St. Louis, MO—
The Halfway Post’s annual report with Ms. King’s former 8th grade algebra class has confirmed once again that not a single one of her students has actually needed to know how to solve polynomial math problems.
“You’ll never know when you might need to know this,” was Ms. King’s favorite phrase to pacify the apathetic math students in her second-hour algebra class back in 2006. She would then point to a poster tacked on the classroom wall picturing a mansion on the beach with a giant garage filled with five sports cars. Beneath the mansion was the phrase “Motivation for higher math.”
But it appears that the entire class has literally never needed to know how to solve polynomial equations.

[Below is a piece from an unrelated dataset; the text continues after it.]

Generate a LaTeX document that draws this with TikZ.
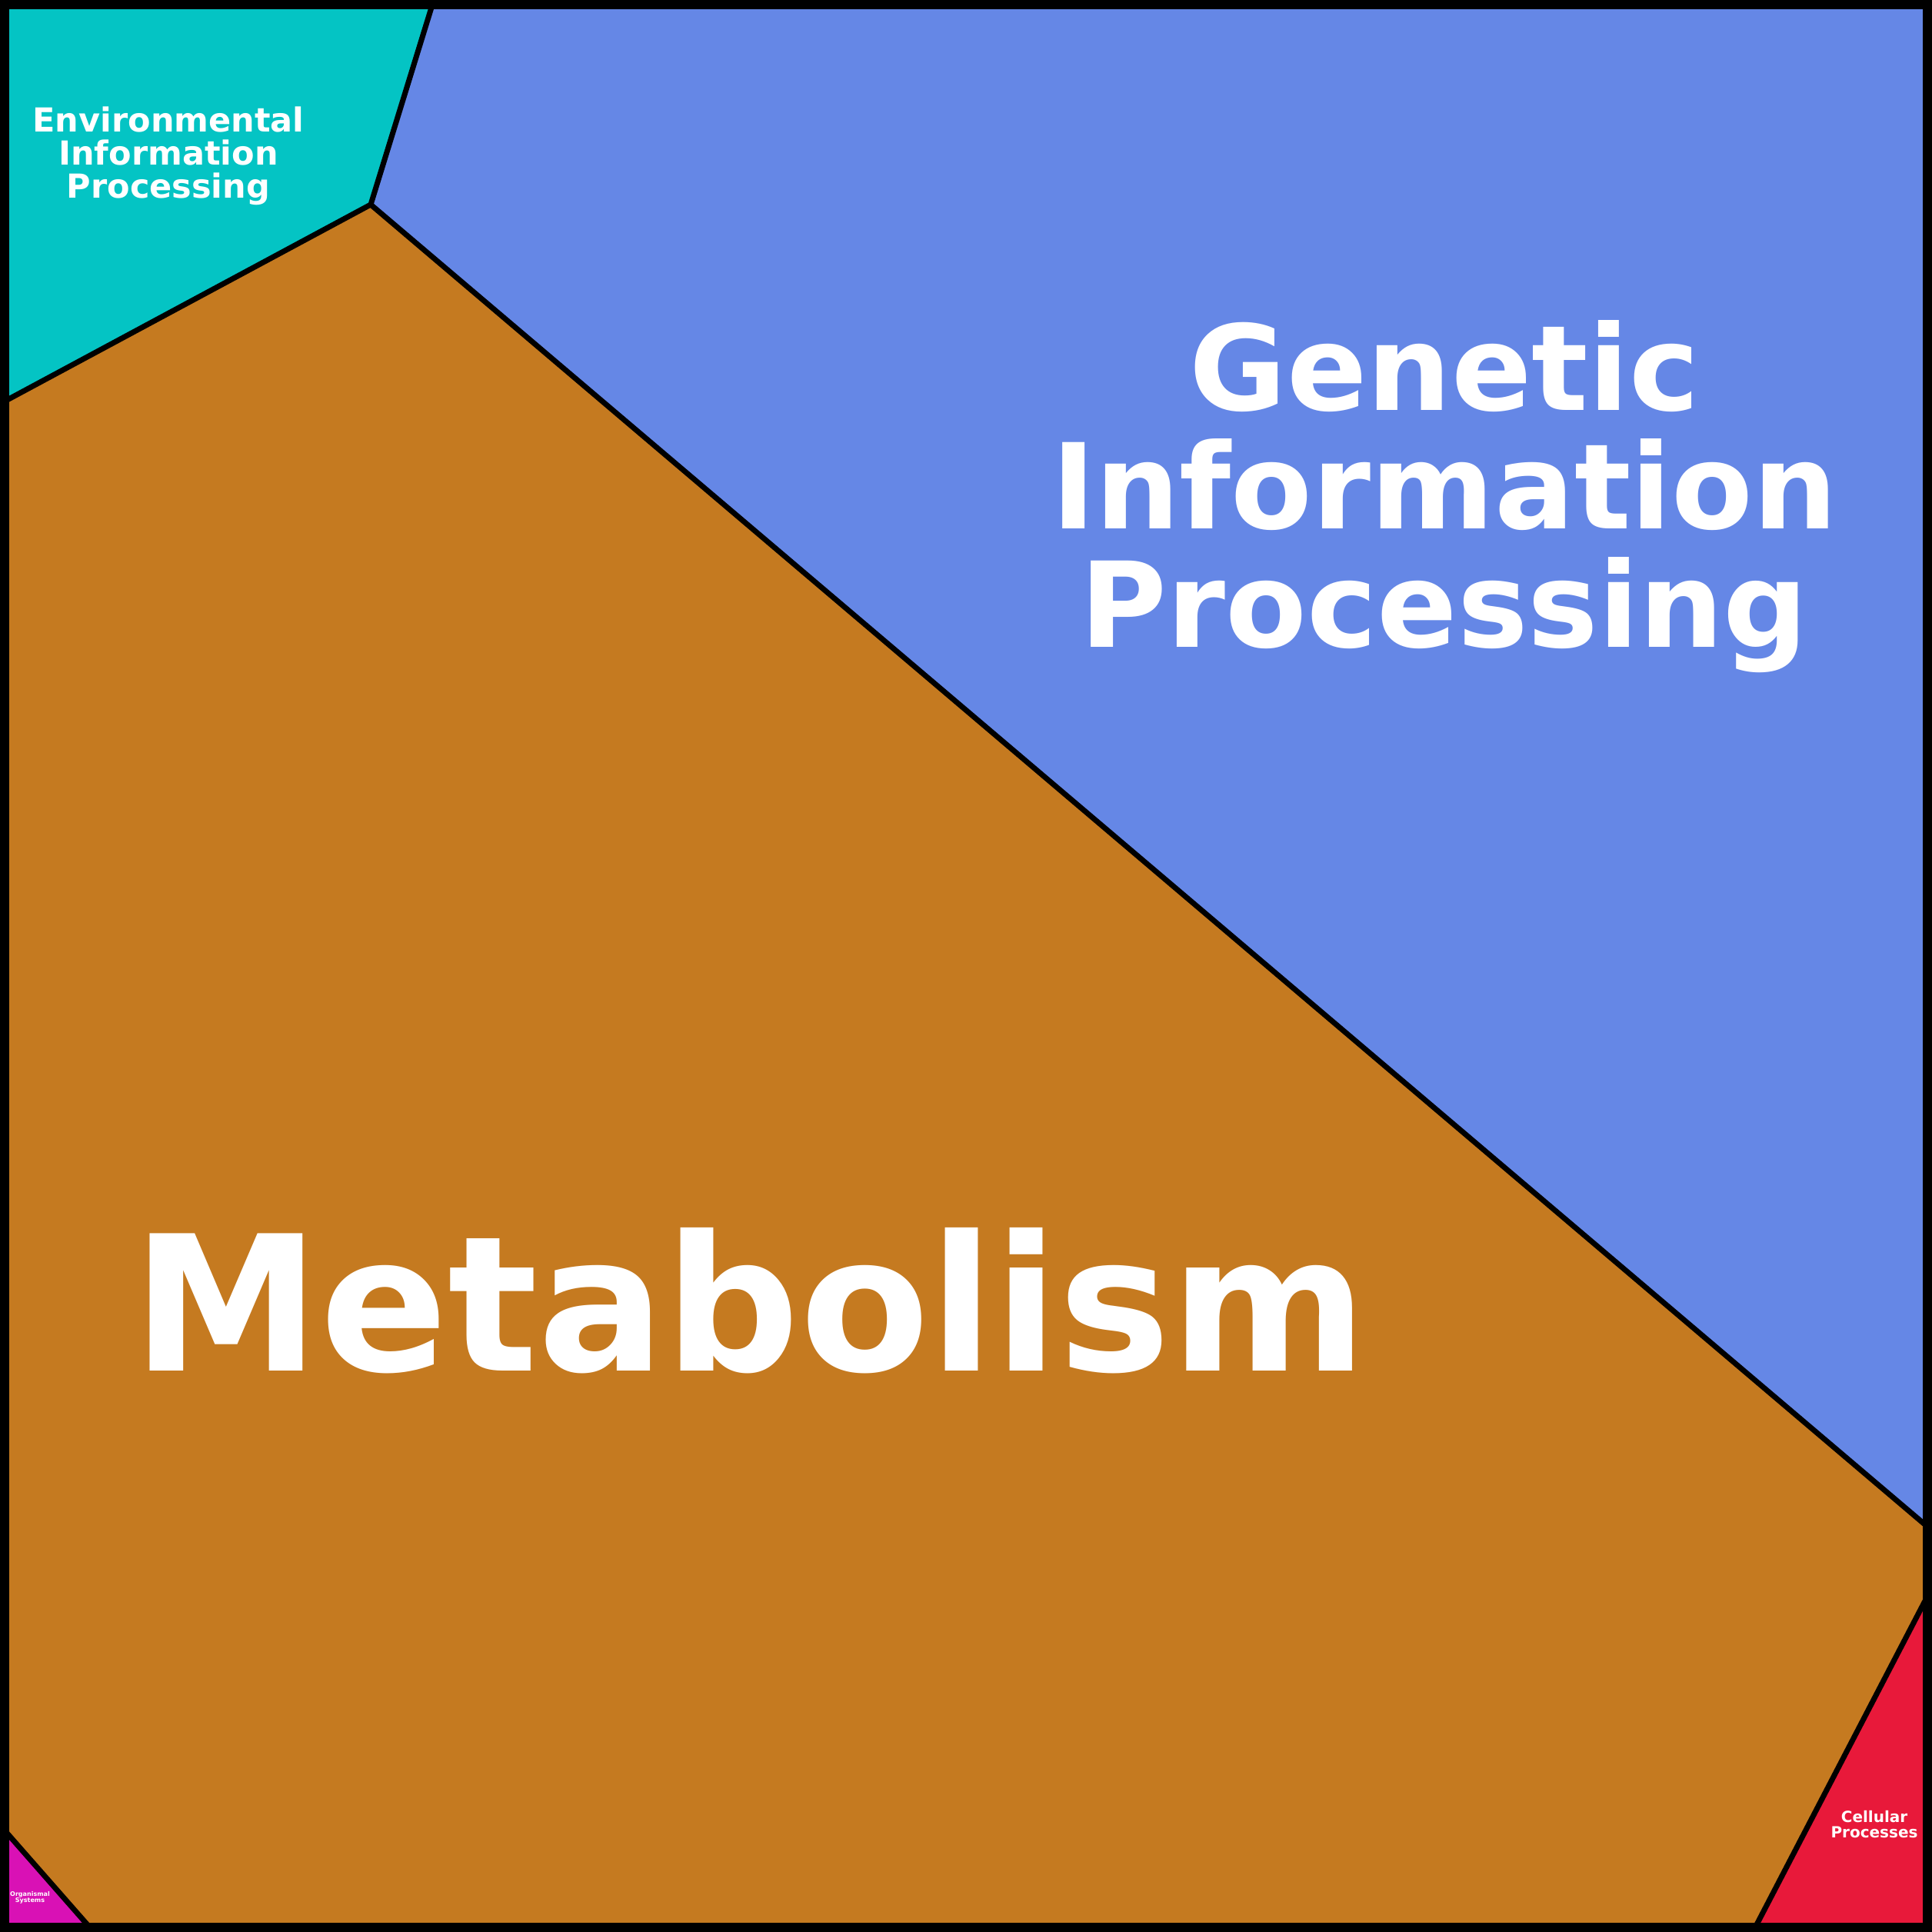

“It’s bullshit,” said former Ms. King student Sophia Turner. “I knew she was lying. I knew from the day I brought my homework home and no one in my family knew how to help me with it. Not my mom, not my dad, not any of my aunts or uncles, none of my older cousins. My grandpa told me to tell Ms. King to “F off” because he didn’t need to know how to solve polynomials when he was killing Nazis in northern France.”
Other students explained how they specifically chose their career paths in order to not need to use higher mathematical skills.
“Ms. King made me realize I hated math and that I didn’t want to waste my time in college learning superfluous left brain concepts like how to draw a circle on a graph,” said former student Matthew Bates. “And I may not have five sports cars yet, but I have two already and I owe my success to street smarts—not higher math. Ms. King’s poster should have featured a mountain of cocaine, that’s how I made my fortune.”
Several students had regrets about following Ms. King’s career pathway advice.
“Ms. King really inspired me to apply myself and go to college to try and get a high paying job involving math, and I did,” said another former student, Michelle Warson. “But now I’m saddled with $60,000 in college loans, and I can’t afford to move out of my parent’s basement because wages just haven’t kept up with the cost of living. Honestly, I resent Ms. King for insisting I follow the last generation’s paradigm for success because it’s just not a sustainable plan for my generation.”
“I went to college, got my degree like Ms. King said, got my master’s, and now I’m too over-educated for the entry-level jobs in this economy,” said former student Thomas Dukeman. “And I can’t possibly afford to work an unpaid internship for six months in order to get my foot in the door at some firm. I’m not trying to say Ms. King should be fired or anything, but the world is just way different than when Ms. King was our age in the 1970s. Kids these days need updated advice.”